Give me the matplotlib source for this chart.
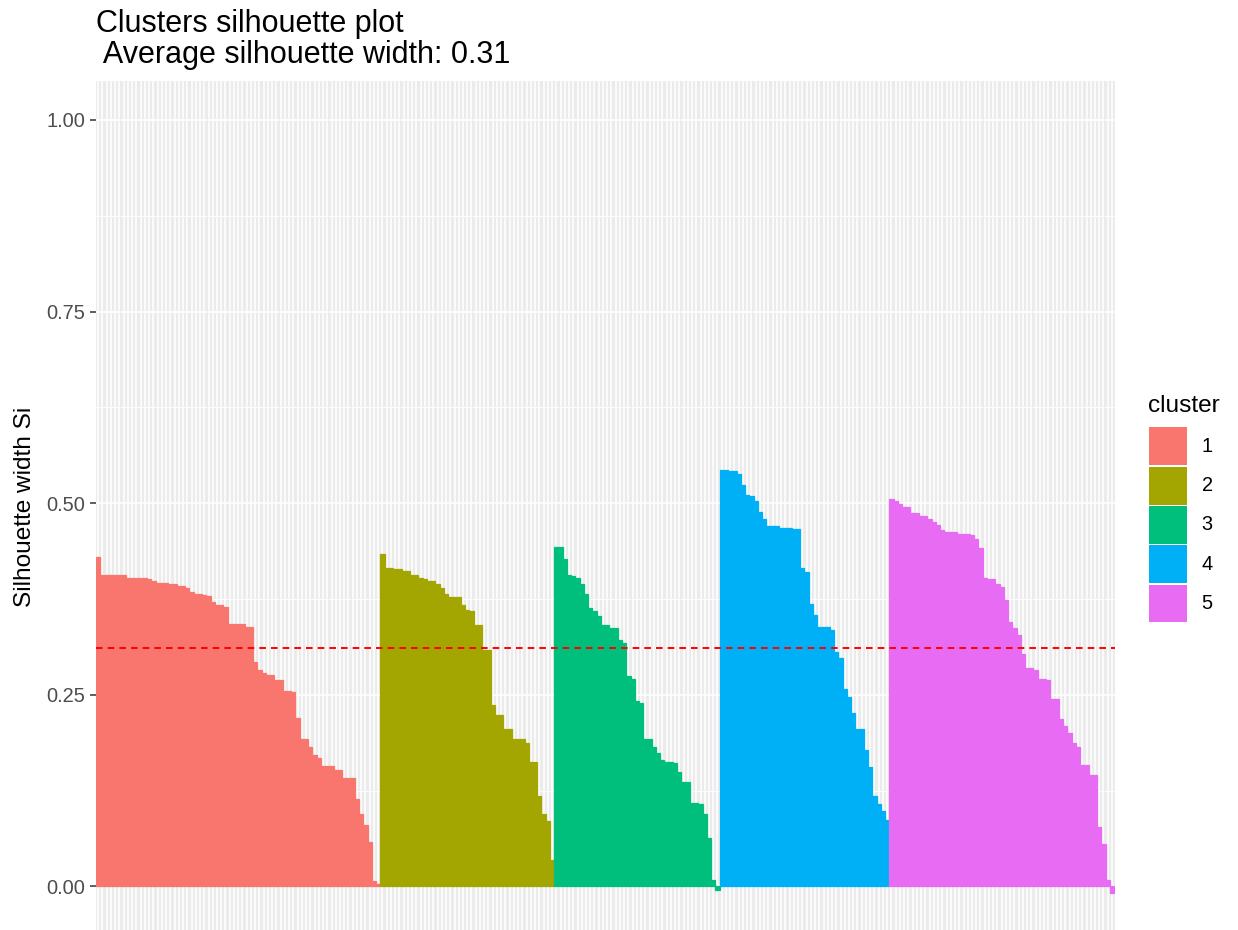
import matplotlib
matplotlib.use("Agg")
import matplotlib.pyplot as plt
from matplotlib.patches import Rectangle
from matplotlib.ticker import FixedLocator
import numpy as np

plt.rcParams['font.family'] = ['Liberation Sans', 'DejaVu Sans']

# Silhouette widths per cluster, sorted within each cluster
sil_1 = [0.430,
         0.407, 0.407, 0.407, 0.407, 0.407, 0.406,
         0.403, 0.403, 0.403, 0.403, 0.403, 0.401, 0.398,
         0.396, 0.396, 0.396, 0.394, 0.394, 0.392, 0.392,
         0.389, 0.384, 0.382, 0.382, 0.380, 0.379, 0.371,
         0.367, 0.367, 0.365, 0.343, 0.343, 0.343, 0.343,
         0.338, 0.338, 0.293, 0.282, 0.278, 0.276, 0.276,
         0.269, 0.269, 0.255, 0.255, 0.254, 0.220, 0.192, 0.192,
         0.182, 0.171, 0.167, 0.157, 0.157, 0.157, 0.152, 0.152,
         0.142, 0.142, 0.142, 0.114, 0.094, 0.080, 0.058, 0.007, 0.003]
sil_2 = [0.434, 0.416, 0.416, 0.414, 0.414, 0.412, 0.412,
         0.407, 0.406, 0.403, 0.401, 0.399, 0.399, 0.394,
         0.389, 0.381, 0.378, 0.378, 0.378, 0.367, 0.361, 0.359,
         0.341, 0.341, 0.308, 0.308, 0.237, 0.224, 0.224,
         0.205, 0.205, 0.192, 0.192, 0.192, 0.187, 0.163, 0.163,
         0.118, 0.095, 0.085, 0.034]
sil_3 = [0.443, 0.443, 0.427, 0.407, 0.405, 0.403, 0.394,
         0.381, 0.363, 0.359, 0.353, 0.341, 0.341, 0.337, 0.337,
         0.321, 0.318, 0.275, 0.271, 0.242, 0.240, 0.192, 0.192,
         0.182, 0.174, 0.165, 0.163, 0.163, 0.161, 0.150,
         0.136, 0.136, 0.109, 0.109, 0.107, 0.095, 0.063, 0.009, -0.004]
sil_4 = [0.543, 0.543, 0.542, 0.542, 0.538, 0.524, 0.511, 0.510,
         0.503, 0.488, 0.479, 0.470, 0.470, 0.470, 0.468, 0.468, 0.468,
         0.466, 0.466, 0.416, 0.410, 0.368, 0.354, 0.339, 0.339, 0.339,
         0.334, 0.306, 0.298, 0.258, 0.247, 0.227, 0.205, 0.205,
         0.178, 0.156, 0.118, 0.107, 0.098, 0.087]
sil_5 = [0.505, 0.503, 0.499, 0.495, 0.495, 0.487, 0.487, 0.483, 0.483,
         0.480, 0.476, 0.471, 0.465, 0.463, 0.463, 0.463,
         0.460, 0.460, 0.460, 0.458, 0.454, 0.442, 0.403, 0.401, 0.401,
         0.394, 0.391, 0.374, 0.345, 0.337, 0.328, 0.303,
         0.285, 0.285, 0.283, 0.271, 0.271, 0.269, 0.245, 0.245,
         0.218, 0.209, 0.200, 0.187, 0.182, 0.158, 0.158,
         0.145, 0.145, 0.078, 0.056, 0.009, -0.008]

clusters = ['1', '2', '3', '4', '5']
colors = ['#F8766D', '#A3A500', '#00BF7D', '#00B0F6', '#E76BF3']
widths = [sil_1, sil_2, sil_3, sil_4, sil_5]

all_sil = np.concatenate([np.array(s) for s in widths])
n = len(all_sil)
avg = all_sil.mean()

W, H = 1238, 930
fig = plt.figure(figsize=(W / 100, H / 100), dpi=100)
fig.patch.set_facecolor('white')

ylo, yhi = -0.0584, 1.0504
px_per_unit = 766.5
ax_top = 886.5 - yhi * px_per_unit
ax_h = (yhi - ylo) * px_per_unit
ax_left, ax_right = 95.7, 1114.5
ax = fig.add_axes([ax_left / W, 1 - (ax_top + ax_h) / H,
                   (ax_right - ax_left) / W, ax_h / H])
ax.set_facecolor('#EBEBEB')

start = 0
for lab, col, s in zip(clusters, colors, widths):
    x = np.arange(start, start + len(s))
    ax.bar(x, s, width=1.0, color=col, edgecolor=col, linewidth=0.9, zorder=2)
    start += len(s)

ax.axhline(avg, color='red', linewidth=1.4, linestyle=(0, (3.4, 2.6)), zorder=3)

ax.set_xlim(-0.6, n - 0.4)
ax.set_ylim(ylo, yhi)

# grid: one vertical line per observation, major/minor horizontal lines
ax.set_xticks(np.arange(n))
ax.set_yticks([0, 0.25, 0.5, 0.75, 1.0])
ax.set_yticklabels(['0.00', '0.25', '0.50', '0.75', '1.00'])
ax.yaxis.set_minor_locator(FixedLocator([0.125, 0.375, 0.625, 0.875]))
ax.grid(which='major', color='white', linewidth=1.1, zorder=0)
ax.grid(which='minor', axis='y', color='white', linewidth=0.6, zorder=0)
ax.set_axisbelow(True)

ax.tick_params(axis='x', which='both', length=0, labelbottom=False)
ax.tick_params(axis='y', which='major', length=4.4, width=1.1, color='#333333',
               labelcolor='#4D4D4D', labelsize=14.4, pad=3.3)
ax.tick_params(axis='y', which='minor', length=0)
for sp in ax.spines.values():
    sp.set_visible(False)

fig.text(25 / W, 1 - 507 / H, 'Silhouette width Si', rotation=90,
         ha='center', va='center', fontsize=17.6, color='black')

# title, two lines
fig.text(ax_left / W, 1 - 31.7 / H, 'Clusters silhouette plot ',
         ha='left', va='baseline', fontsize=22, color='black')
fig.text(ax_left / W, 1 - 63.3 / H, f' Average silhouette width: {avg:.2f}',
         ha='left', va='baseline', fontsize=22, color='black')

# legend drawn by hand
fig.text(1148.3 / W, 1 - 411.7 / H, 'cluster', ha='left', va='baseline',
         fontsize=17.6, color='black')
key_x, key_w, key_top, key_h = 1149.3, 38.0, 426.7, 39.3
for i, (lab, col) in enumerate(zip(clusters, colors)):
    top = key_top + i * key_h
    fig.add_artist(Rectangle(((key_x) / W, 1 - (top + key_h - 0.7) / H),
                             key_w / W, (key_h - 1.4) / H,
                             transform=fig.transFigure, facecolor=col,
                             edgecolor='none'))
    fig.text(1201.7 / W, 1 - (top + key_h / 2) / H, lab, ha='left', va='center',
             fontsize=14.4, color='black')

fig.savefig('out.png', dpi=100)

- Problem statement -
Transcribe the listing in full and omit the pictures.

- Task solution -
Give me the matplotlib source for this chart.
import matplotlib
matplotlib.use("Agg")
import matplotlib.pyplot as plt
from matplotlib.patches import Rectangle
from matplotlib.ticker import FixedLocator
import numpy as np

plt.rcParams['font.family'] = ['Liberation Sans', 'DejaVu Sans']

# Silhouette widths per cluster, sorted within each cluster
sil_1 = [0.430,
         0.407, 0.407, 0.407, 0.407, 0.407, 0.406,
         0.403, 0.403, 0.403, 0.403, 0.403, 0.401, 0.398,
         0.396, 0.396, 0.396, 0.394, 0.394, 0.392, 0.392,
         0.389, 0.384, 0.382, 0.382, 0.380, 0.379, 0.371,
         0.367, 0.367, 0.365, 0.343, 0.343, 0.343, 0.343,
         0.338, 0.338, 0.293, 0.282, 0.278, 0.276, 0.276,
         0.269, 0.269, 0.255, 0.255, 0.254, 0.220, 0.192, 0.192,
         0.182, 0.171, 0.167, 0.157, 0.157, 0.157, 0.152, 0.152,
         0.142, 0.142, 0.142, 0.114, 0.094, 0.080, 0.058, 0.007, 0.003]
sil_2 = [0.434, 0.416, 0.416, 0.414, 0.414, 0.412, 0.412,
         0.407, 0.406, 0.403, 0.401, 0.399, 0.399, 0.394,
         0.389, 0.381, 0.378, 0.378, 0.378, 0.367, 0.361, 0.359,
         0.341, 0.341, 0.308, 0.308, 0.237, 0.224, 0.224,
         0.205, 0.205, 0.192, 0.192, 0.192, 0.187, 0.163, 0.163,
         0.118, 0.095, 0.085, 0.034]
sil_3 = [0.443, 0.443, 0.427, 0.407, 0.405, 0.403, 0.394,
         0.381, 0.363, 0.359, 0.353, 0.341, 0.341, 0.337, 0.337,
         0.321, 0.318, 0.275, 0.271, 0.242, 0.240, 0.192, 0.192,
         0.182, 0.174, 0.165, 0.163, 0.163, 0.161, 0.150,
         0.136, 0.136, 0.109, 0.109, 0.107, 0.095, 0.063, 0.009, -0.004]
sil_4 = [0.543, 0.543, 0.542, 0.542, 0.538, 0.524, 0.511, 0.510,
         0.503, 0.488, 0.479, 0.470, 0.470, 0.470, 0.468, 0.468, 0.468,
         0.466, 0.466, 0.416, 0.410, 0.368, 0.354, 0.339, 0.339, 0.339,
         0.334, 0.306, 0.298, 0.258, 0.247, 0.227, 0.205, 0.205,
         0.178, 0.156, 0.118, 0.107, 0.098, 0.087]
sil_5 = [0.505, 0.503, 0.499, 0.495, 0.495, 0.487, 0.487, 0.483, 0.483,
         0.480, 0.476, 0.471, 0.465, 0.463, 0.463, 0.463,
         0.460, 0.460, 0.460, 0.458, 0.454, 0.442, 0.403, 0.401, 0.401,
         0.394, 0.391, 0.374, 0.345, 0.337, 0.328, 0.303,
         0.285, 0.285, 0.283, 0.271, 0.271, 0.269, 0.245, 0.245,
         0.218, 0.209, 0.200, 0.187, 0.182, 0.158, 0.158,
         0.145, 0.145, 0.078, 0.056, 0.009, -0.008]

clusters = ['1', '2', '3', '4', '5']
colors = ['#F8766D', '#A3A500', '#00BF7D', '#00B0F6', '#E76BF3']
widths = [sil_1, sil_2, sil_3, sil_4, sil_5]

all_sil = np.concatenate([np.array(s) for s in widths])
n = len(all_sil)
avg = all_sil.mean()

W, H = 1238, 930
fig = plt.figure(figsize=(W / 100, H / 100), dpi=100)
fig.patch.set_facecolor('white')

ylo, yhi = -0.0584, 1.0504
px_per_unit = 766.5
ax_top = 886.5 - yhi * px_per_unit
ax_h = (yhi - ylo) * px_per_unit
ax_left, ax_right = 95.7, 1114.5
ax = fig.add_axes([ax_left / W, 1 - (ax_top + ax_h) / H,
                   (ax_right - ax_left) / W, ax_h / H])
ax.set_facecolor('#EBEBEB')

start = 0
for lab, col, s in zip(clusters, colors, widths):
    x = np.arange(start, start + len(s))
    ax.bar(x, s, width=1.0, color=col, edgecolor=col, linewidth=0.9, zorder=2)
    start += len(s)

ax.axhline(avg, color='red', linewidth=1.4, linestyle=(0, (3.4, 2.6)), zorder=3)

ax.set_xlim(-0.6, n - 0.4)
ax.set_ylim(ylo, yhi)

# grid: one vertical line per observation, major/minor horizontal lines
ax.set_xticks(np.arange(n))
ax.set_yticks([0, 0.25, 0.5, 0.75, 1.0])
ax.set_yticklabels(['0.00', '0.25', '0.50', '0.75', '1.00'])
ax.yaxis.set_minor_locator(FixedLocator([0.125, 0.375, 0.625, 0.875]))
ax.grid(which='major', color='white', linewidth=1.1, zorder=0)
ax.grid(which='minor', axis='y', color='white', linewidth=0.6, zorder=0)
ax.set_axisbelow(True)

ax.tick_params(axis='x', which='both', length=0, labelbottom=False)
ax.tick_params(axis='y', which='major', length=4.4, width=1.1, color='#333333',
               labelcolor='#4D4D4D', labelsize=14.4, pad=3.3)
ax.tick_params(axis='y', which='minor', length=0)
for sp in ax.spines.values():
    sp.set_visible(False)

fig.text(25 / W, 1 - 507 / H, 'Silhouette width Si', rotation=90,
         ha='center', va='center', fontsize=17.6, color='black')

# title, two lines
fig.text(ax_left / W, 1 - 31.7 / H, 'Clusters silhouette plot ',
         ha='left', va='baseline', fontsize=22, color='black')
fig.text(ax_left / W, 1 - 63.3 / H, f' Average silhouette width: {avg:.2f}',
         ha='left', va='baseline', fontsize=22, color='black')

# legend drawn by hand
fig.text(1148.3 / W, 1 - 411.7 / H, 'cluster', ha='left', va='baseline',
         fontsize=17.6, color='black')
key_x, key_w, key_top, key_h = 1149.3, 38.0, 426.7, 39.3
for i, (lab, col) in enumerate(zip(clusters, colors)):
    top = key_top + i * key_h
    fig.add_artist(Rectangle(((key_x) / W, 1 - (top + key_h - 0.7) / H),
                             key_w / W, (key_h - 1.4) / H,
                             transform=fig.transFigure, facecolor=col,
                             edgecolor='none'))
    fig.text(1201.7 / W, 1 - (top + key_h / 2) / H, lab, ha='left', va='center',
             fontsize=14.4, color='black')

fig.savefig('out.png', dpi=100)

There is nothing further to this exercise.